■ Data section

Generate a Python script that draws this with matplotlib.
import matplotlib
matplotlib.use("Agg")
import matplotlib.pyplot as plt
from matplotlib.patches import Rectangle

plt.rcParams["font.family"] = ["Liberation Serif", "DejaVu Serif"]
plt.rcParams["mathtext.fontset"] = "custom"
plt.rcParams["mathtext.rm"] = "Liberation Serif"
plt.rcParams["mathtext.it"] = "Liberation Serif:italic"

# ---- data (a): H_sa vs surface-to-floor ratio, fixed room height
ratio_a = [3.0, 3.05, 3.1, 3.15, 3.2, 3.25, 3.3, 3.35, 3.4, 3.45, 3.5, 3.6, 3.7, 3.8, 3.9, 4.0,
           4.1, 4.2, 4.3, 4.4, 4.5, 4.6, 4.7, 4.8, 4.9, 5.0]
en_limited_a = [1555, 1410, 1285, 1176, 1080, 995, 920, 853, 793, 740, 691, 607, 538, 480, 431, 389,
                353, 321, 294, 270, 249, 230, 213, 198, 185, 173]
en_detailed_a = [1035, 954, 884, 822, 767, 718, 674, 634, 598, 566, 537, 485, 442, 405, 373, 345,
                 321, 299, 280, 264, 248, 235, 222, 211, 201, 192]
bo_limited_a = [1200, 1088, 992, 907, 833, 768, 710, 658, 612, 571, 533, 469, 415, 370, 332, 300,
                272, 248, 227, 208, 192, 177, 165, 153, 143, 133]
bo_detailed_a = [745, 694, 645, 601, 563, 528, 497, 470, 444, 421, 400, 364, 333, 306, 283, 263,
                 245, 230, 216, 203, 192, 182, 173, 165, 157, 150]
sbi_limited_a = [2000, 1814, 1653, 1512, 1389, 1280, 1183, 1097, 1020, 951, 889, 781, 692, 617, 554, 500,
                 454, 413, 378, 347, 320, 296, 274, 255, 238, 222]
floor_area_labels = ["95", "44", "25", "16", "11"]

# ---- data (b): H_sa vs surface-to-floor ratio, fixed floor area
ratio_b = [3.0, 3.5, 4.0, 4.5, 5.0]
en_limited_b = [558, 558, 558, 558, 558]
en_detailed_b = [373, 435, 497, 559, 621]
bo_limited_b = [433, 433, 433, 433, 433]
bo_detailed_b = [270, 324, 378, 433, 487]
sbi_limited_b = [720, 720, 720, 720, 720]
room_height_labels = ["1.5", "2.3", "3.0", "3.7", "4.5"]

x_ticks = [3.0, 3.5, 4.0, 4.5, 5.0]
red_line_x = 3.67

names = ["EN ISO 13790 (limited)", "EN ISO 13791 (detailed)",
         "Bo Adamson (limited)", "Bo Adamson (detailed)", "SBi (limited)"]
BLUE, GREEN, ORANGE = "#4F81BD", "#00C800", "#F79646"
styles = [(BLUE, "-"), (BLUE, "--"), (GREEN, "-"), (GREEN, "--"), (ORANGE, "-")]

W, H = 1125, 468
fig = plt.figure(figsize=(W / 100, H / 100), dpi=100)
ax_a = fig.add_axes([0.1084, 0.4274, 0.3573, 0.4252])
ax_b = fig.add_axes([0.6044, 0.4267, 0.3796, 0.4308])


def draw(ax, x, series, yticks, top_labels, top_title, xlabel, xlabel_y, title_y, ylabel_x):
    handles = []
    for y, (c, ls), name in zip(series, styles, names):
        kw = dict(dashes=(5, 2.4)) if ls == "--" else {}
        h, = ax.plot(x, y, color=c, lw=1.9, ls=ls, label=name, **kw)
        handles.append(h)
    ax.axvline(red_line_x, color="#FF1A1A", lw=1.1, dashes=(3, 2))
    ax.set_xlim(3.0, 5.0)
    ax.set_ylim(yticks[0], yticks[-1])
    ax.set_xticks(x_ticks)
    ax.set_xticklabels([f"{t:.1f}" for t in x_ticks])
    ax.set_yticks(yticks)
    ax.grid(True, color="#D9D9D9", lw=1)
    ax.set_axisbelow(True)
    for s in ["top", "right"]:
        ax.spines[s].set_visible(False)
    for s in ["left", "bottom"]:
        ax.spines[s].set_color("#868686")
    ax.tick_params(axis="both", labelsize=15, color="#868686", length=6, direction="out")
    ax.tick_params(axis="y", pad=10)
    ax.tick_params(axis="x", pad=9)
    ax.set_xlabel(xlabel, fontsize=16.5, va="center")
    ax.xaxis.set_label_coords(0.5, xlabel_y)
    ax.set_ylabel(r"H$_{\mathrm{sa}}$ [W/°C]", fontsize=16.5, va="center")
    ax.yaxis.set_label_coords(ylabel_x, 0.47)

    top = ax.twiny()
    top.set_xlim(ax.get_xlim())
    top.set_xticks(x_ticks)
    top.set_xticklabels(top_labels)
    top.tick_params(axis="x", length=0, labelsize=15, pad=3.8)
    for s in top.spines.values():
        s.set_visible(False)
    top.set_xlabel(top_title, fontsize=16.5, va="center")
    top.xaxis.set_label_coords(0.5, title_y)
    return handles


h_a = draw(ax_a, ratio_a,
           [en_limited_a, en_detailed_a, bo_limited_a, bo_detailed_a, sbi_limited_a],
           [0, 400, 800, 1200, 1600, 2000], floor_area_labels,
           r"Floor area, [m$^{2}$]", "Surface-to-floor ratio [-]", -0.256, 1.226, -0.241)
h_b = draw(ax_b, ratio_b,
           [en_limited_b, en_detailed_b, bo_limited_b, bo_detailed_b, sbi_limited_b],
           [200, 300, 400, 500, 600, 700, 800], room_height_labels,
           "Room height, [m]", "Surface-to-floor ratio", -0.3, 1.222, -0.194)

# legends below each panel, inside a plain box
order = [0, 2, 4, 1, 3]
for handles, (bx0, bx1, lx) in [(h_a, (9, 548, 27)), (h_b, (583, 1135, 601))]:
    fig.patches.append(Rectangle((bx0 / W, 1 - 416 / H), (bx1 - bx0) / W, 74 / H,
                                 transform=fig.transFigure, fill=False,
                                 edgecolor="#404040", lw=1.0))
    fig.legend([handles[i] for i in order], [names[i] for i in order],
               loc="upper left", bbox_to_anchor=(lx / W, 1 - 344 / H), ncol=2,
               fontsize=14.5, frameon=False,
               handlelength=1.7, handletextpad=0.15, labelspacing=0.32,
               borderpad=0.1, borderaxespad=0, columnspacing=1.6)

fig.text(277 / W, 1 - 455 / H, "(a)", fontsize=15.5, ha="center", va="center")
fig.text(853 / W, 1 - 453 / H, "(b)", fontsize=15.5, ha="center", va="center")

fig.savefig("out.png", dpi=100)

■ Written task
Please print exactly what appears from the first line of the data through the line with "red_line_x = 3.67", including both of those lines and nothing past them.

■ Correct result
Generate a Python script that draws this with matplotlib.
import matplotlib
matplotlib.use("Agg")
import matplotlib.pyplot as plt
from matplotlib.patches import Rectangle

plt.rcParams["font.family"] = ["Liberation Serif", "DejaVu Serif"]
plt.rcParams["mathtext.fontset"] = "custom"
plt.rcParams["mathtext.rm"] = "Liberation Serif"
plt.rcParams["mathtext.it"] = "Liberation Serif:italic"

# ---- data (a): H_sa vs surface-to-floor ratio, fixed room height
ratio_a = [3.0, 3.05, 3.1, 3.15, 3.2, 3.25, 3.3, 3.35, 3.4, 3.45, 3.5, 3.6, 3.7, 3.8, 3.9, 4.0,
           4.1, 4.2, 4.3, 4.4, 4.5, 4.6, 4.7, 4.8, 4.9, 5.0]
en_limited_a = [1555, 1410, 1285, 1176, 1080, 995, 920, 853, 793, 740, 691, 607, 538, 480, 431, 389,
                353, 321, 294, 270, 249, 230, 213, 198, 185, 173]
en_detailed_a = [1035, 954, 884, 822, 767, 718, 674, 634, 598, 566, 537, 485, 442, 405, 373, 345,
                 321, 299, 280, 264, 248, 235, 222, 211, 201, 192]
bo_limited_a = [1200, 1088, 992, 907, 833, 768, 710, 658, 612, 571, 533, 469, 415, 370, 332, 300,
                272, 248, 227, 208, 192, 177, 165, 153, 143, 133]
bo_detailed_a = [745, 694, 645, 601, 563, 528, 497, 470, 444, 421, 400, 364, 333, 306, 283, 263,
                 245, 230, 216, 203, 192, 182, 173, 165, 157, 150]
sbi_limited_a = [2000, 1814, 1653, 1512, 1389, 1280, 1183, 1097, 1020, 951, 889, 781, 692, 617, 554, 500,
                 454, 413, 378, 347, 320, 296, 274, 255, 238, 222]
floor_area_labels = ["95", "44", "25", "16", "11"]

# ---- data (b): H_sa vs surface-to-floor ratio, fixed floor area
ratio_b = [3.0, 3.5, 4.0, 4.5, 5.0]
en_limited_b = [558, 558, 558, 558, 558]
en_detailed_b = [373, 435, 497, 559, 621]
bo_limited_b = [433, 433, 433, 433, 433]
bo_detailed_b = [270, 324, 378, 433, 487]
sbi_limited_b = [720, 720, 720, 720, 720]
room_height_labels = ["1.5", "2.3", "3.0", "3.7", "4.5"]

x_ticks = [3.0, 3.5, 4.0, 4.5, 5.0]
red_line_x = 3.67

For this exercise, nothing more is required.